Annotald’s input files must consist of UTF-8 encoded text. (If you do
not use any diacritics or non-English letters, UTF-8 encoding is
equivalent to using ASCII, which is the default text format on all
platforms.) They should have the file extension .psd
. The contents
of the file must be a list of trees (defined below), each separated from
the next by two newline characters. (If you have the option, choose
“Unix” line endings, as opposed to “Mac” or “Windows” when saving the
files in a text editor).
A tree must contain a balanced number of opening parentheses ( and closing parentheses ). The outermost set of parentheses encloses:
Uniquely, the outermost set of parentheses has no label.
The ID, if present, must be a leaf node, with label ID and text as described below.
The tree must be any node. A node must be either a leaf node or a branching node. A leaf node must have the format (LABEL text). The label should consist of capital letters of the English alphabet, A–Z. Often, the label is a word’s POS tag. The text can be an arbitrary non-empty string, except it must not contain ( or ) characters.
A branching node must have the following format: (LABEL <node> …). The label must be formatted as above. The remainder of the content of a branching node must be a sequence of one or more nodes, separated by arbitrary whitespace.
Annotald imposes a particular indentation scheme on files it writes, but whitespace generally speaking does not affect its interpretation of input files, except that trees must be separated by exactly two newlines.
In general, the text of leaf nodes in the file should correspond as closely as possible to the text of the original document being parsed. This maximizes the reproducibility and perspicuity of the parsing process in several ways:
With the following exceptions, the text of every node should represent an orthographic word (for the rest of this section, a “word”) from the original document.
Most annotation schemes include some kinds of traces and empty elements. The rules for these are:
Any node with the following text as the beginning of its text string will be considered a trace: [horizontal]
*
*T*
*CL*
*ICH*
[1] There are two meanings of the term “Free Software.” The first refers to the software being provided free of charge.
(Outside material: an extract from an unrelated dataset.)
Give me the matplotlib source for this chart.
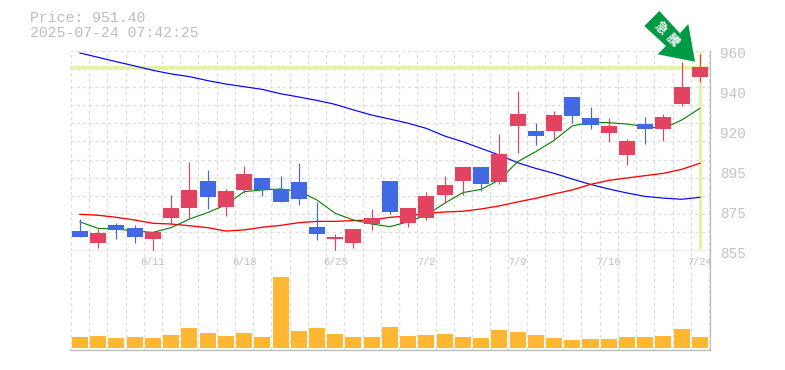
import matplotlib
matplotlib.use("Agg")
import matplotlib.pyplot as plt
from matplotlib.patches import Polygon
from matplotlib.transforms import Affine2D

plt.rcParams['font.family'] = ['Liberation Mono', 'DejaVu Sans Mono']

title_price = "Price: 951.40"
title_time = "2025-07-24 07:42:25"
last_price = 951.4

opens = [865.2, 858.9, 868.4, 866.8, 861.0, 872.1, 877.3, 891.5, 877.8, 886.8, 893.1, 887.3, 891.0,
         867.3, 861.0, 858.9, 868.9, 891.5, 869.4, 872.1, 884.1, 891.5, 898.8, 891.0, 920.4, 917.7,
         917.7, 935.6, 924.6, 916.7, 905.1, 921.4, 918.8, 931.9, 946.1]
highs = [871.5, 866.3, 869.4, 868.4, 864.7, 884.1, 901.5, 897.3, 887.3, 899.4, 893.1, 894.1, 900.9,
         880.5, 863.7, 866.3, 877.0, 891.5, 877.3, 885.7, 894.1, 898.8, 898.8, 916.2, 938.7, 921.9,
         928.2, 935.6, 930.3, 924.6, 913.5, 925.1, 926.7, 954.0, 958.2]
lows = [862.1, 856.3, 861.0, 858.9, 855.0, 868.4, 872.1, 876.8, 873.1, 885.2, 883.6, 880.5, 878.9,
        860.5, 855.0, 856.3, 865.8, 874.2, 867.3, 871.0, 879.9, 884.1, 886.2, 889.9, 906.2, 910.4,
        913.5, 921.9, 918.8, 912.0, 899.9, 910.9, 912.5, 930.9, 943.5]
closes = [862.1, 864.2, 865.8, 862.1, 864.7, 877.3, 886.8, 883.1, 886.2, 895.2, 886.8, 880.5, 882.0,
          863.7, 862.1, 866.3, 872.1, 875.2, 877.3, 883.6, 889.4, 898.8, 889.9, 905.7, 926.7, 915.1,
          926.1, 925.6, 920.9, 920.4, 912.5, 918.8, 925.1, 940.8, last_price]
ma_short = [870.0, 866.6, 866.3, 865.2, 864.5, 867.0, 871.5, 874.9, 878.9, 885.9, 886.8, 887.3, 886.2,
            881.5, 874.5, 871.0, 868.9, 867.5, 870.1, 873.6, 879.8, 885.4, 887.1, 892.0, 901.6, 906.9,
            912.8, 920.4, 922.3, 922.1, 921.4, 920.0, 919.1, 923.5, 929.6]
ma_mid = [874.0, 873.5, 872.4, 871.0, 869.3, 868.9, 868.0, 867.0, 865.2, 865.8, 867.2, 868.2, 869.6,
          870.3, 870.3, 870.7, 871.0, 872.4, 873.1, 874.5, 875.2, 875.6, 876.8, 878.4, 880.5, 882.4,
          884.7, 886.8, 889.7, 891.8, 893.1, 894.3, 895.5, 897.6, 900.8]
ma_long = [958.7, 956.4, 954.1, 951.9, 949.6, 947.7, 946.3, 944.2, 942.4, 941.0, 939.6, 937.3, 935.6,
           933.8, 931.7, 928.8, 926.1, 924.0, 921.8, 919.1, 915.1, 912.1, 908.6, 905.1, 901.1, 898.1,
           895.5, 892.5, 889.7, 887.3, 885.2, 883.4, 882.5, 881.9, 882.9]
volumes = [33, 36, 30, 33, 30, 39, 60, 45, 36, 45, 33, 213, 51, 60, 42, 33, 33, 63,
           36, 39, 42, 33, 30, 54, 48, 39, 30, 24, 27, 27, 33, 33, 36, 57, 33]
date_labels = ["6/11", "6/18", "6/25", "7/2", "7/9", "7/16", "7/24"]
date_index = [4, 9, 14, 19, 24, 29, 34]
price_ticks = [855, 876, 897, 918, 939, 960]
price_labels = ["855", "875", "895", "920", "940", "960"]

W, H = 785, 370
L, R, T, M, B = 70.3, 710.3, 50.5, 250.5, 350.3
GRAY = "#bdbdbd"
GRID = "#dcdcdc"
UP = "#e24361"
DOWN = "#4169e1"
n = len(closes)
xs = list(range(n))

fig = plt.figure(figsize=(W / 100, H / 100), dpi=100, facecolor="white")
ax = fig.add_axes([L / W, 1 - M / H, (R - L) / W, (M - T) / H])
axv = fig.add_axes([L / W, 1 - B / H, (R - L) / W, (B - M) / H])

xlim = (-0.53, 34.57)
for a in (ax, axv):
    a.set_xlim(*xlim)
    a.set_xticks([i - 0.5 for i in range(n + 1)])
    a.grid(axis="x", color=GRID, lw=0.9, ls=(0, (2.5, 2.5)))
    a.tick_params(length=0, labelbottom=False, labelleft=False)
    a.set_axisbelow(True)
    for s in a.spines.values():
        s.set_visible(False)
    a.spines["right"].set_visible(True)
    a.spines["bottom"].set_visible(True)
    a.spines["right"].set_color(GRAY)
    a.spines["bottom"].set_color(GRAY)
    a.spines["right"].set_linewidth(0.9)
    a.spines["bottom"].set_linewidth(1.0)

ax.set_ylim(855, 960)
ax.set_yticks([855 + k * 105 / 11 for k in range(12)])
ax.grid(axis="y", color=GRID, lw=0.9, ls=(0, (2.5, 2.5)))

ax.axhline(last_price, xmin=0, xmax=0.997, color="#e3f2a8", lw=2.4, zorder=1.5)
ax.vlines(xs[-1], 855.8, 960, color="#e3f2a8", lw=2.3, zorder=1.5)

ax.plot(xs, ma_long, color="#0000ff", lw=0.85, zorder=2)
ax.plot(xs, ma_mid, color="#ff0000", lw=0.95, zorder=2)
ax.plot(xs, ma_short, color="#007f00", lw=0.8, zorder=2)

colors = [UP if c >= o else DOWN for o, c in zip(opens, closes)]
ax.vlines(xs, lows, highs, colors=colors, lw=0.85, zorder=3)
ax.bar(xs, [abs(c - o) for o, c in zip(opens, closes)],
       bottom=[min(o, c) for o, c in zip(opens, closes)],
       width=0.88, color=colors, linewidth=0, zorder=4)

axv.set_ylim(-7.5, 291)
axv.bar(xs, volumes, width=0.88, color="#ffb733", linewidth=0, zorder=3)

for t, lab in zip(price_ticks, price_labels):
    ax.annotate(lab, xy=(1, t), xycoords=ax.get_yaxis_transform(),
                xytext=(7.2, -2.3), textcoords="offset points",
                ha="left", va="center", color="#c4c4c4", fontsize=10.4)
for i, lab in zip(date_index, date_labels):
    axv.annotate(lab, xy=(i, 1), xycoords=axv.get_xaxis_transform(),
                 xytext=(0, -8.6), textcoords="offset points",
                 ha="center", va="center", color="#bfbfbf", fontsize=7.4, zorder=5)

fig.text(30 / W, 1 - 18 / H, title_price, color="#bdbdbd", fontsize=10.7, ha="left", va="center")
fig.text(30 / W, 1 - 33 / H, title_time, color="#bdbdbd", fontsize=10.7, ha="left", va="center")

# Badge arrow, placed in pixel space
pix = Affine2D().scale(1, -1).translate(0, H)
arrow_outline = [(659.3, 11), (680, 33.3), (688.3, 24), (695, 61.7), (657.7, 54.3), (666, 46), (644.3, 26)]
fig.add_artist(Polygon(arrow_outline, closed=True, transform=pix, facecolor="#009944",
                       edgecolor="none", zorder=10))
fig.text(660 / W, 1 - 28.5 / H, "急", color="white", fontsize=9, rotation=-45, ha="center", va="center",
         rotation_mode="anchor", family=["Noto Sans CJK JP", "DejaVu Sans"], weight="bold", zorder=11)
fig.text(672 / W, 1 - 40 / H, "騰", color="white", fontsize=9, rotation=-45, ha="center", va="center",
         rotation_mode="anchor", family=["Noto Sans CJK JP", "DejaVu Sans"], weight="bold", zorder=11)

fig.savefig("out.png", dpi=100, facecolor="white")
The second means that the software’s source code is freely available to its users for them to inspect, modify, and reuse. The second of these definitions is the most important to ensuring scientific openness; as it happens Annotald and its dependencies fulfill both definitions. For more information, consult this document from the Free Software Foundation.
[2] You may notice subtle differences in some screenshots, reflecting ways in which the Annotald UI has evolved over its development. It is hoped that these will not detract from the points being explicated.
[3] Left handed users may wish to use the left hand for mousing and the right hand for the keyboard, but the principle of using one hand exclusively for each operation remains the same. Additionally, the default configuration will have to be adjusted for users of non-English keyboard layouts.
[4] For a classic discussion of this phenomenon in Spanish and Portugese of Latin America, consult Guy, Gregory. 1981. “Parallel variability in American dialects of Spanish and Portuguese.” Variation omnibus, ed. by David Sankoff and Henrietta Cedergren, 85-95. Alberta: Carbondale and Edmonton
[5] To see an exact listing of the tags included in each category described below, you should consult the configuration file itself.
[6] The screenshot is somewhat cramped, owing to the artificially small size of the window. When working with the interface at full-screen size, the interface will be less crowded.
[7] This file is in the format used by the shelve
Python
library. Interested users may consult
the module’s documentation
and Annotald’s source code if they desire to create custom code to
analyze the log.
[8] The YCOE does not follow these guidelines. Case is marked on phrasal nodes with dash tags (as a substitute for grammatical role marking: SBJ etc.), and on words with a caret: ^N for nominative etc. The Penn parsed corpora of Middle English and later time periods indicate genitive with a $ which is directly concatenated with a leaf’s label, but this is not the kind of case-marking that this Annotald feature addresses. The IcePaHC corpus does obey these conditions (unsurprisingly, since Annotald comes from that project), as does the Penn Parsed Corpus of Historical Greek.
[9] Note that the results are the same as the previously illustrated sisterhood search, though the queries are distinct.
[10] Which in turn may invoke any program on the user’s computer
[11] This idea stems from discussions with Beatrice Santorini about how her parsing methodology.
[12] You can also use another means of recording the prior state of the file, of course, such as checking it into a version control system.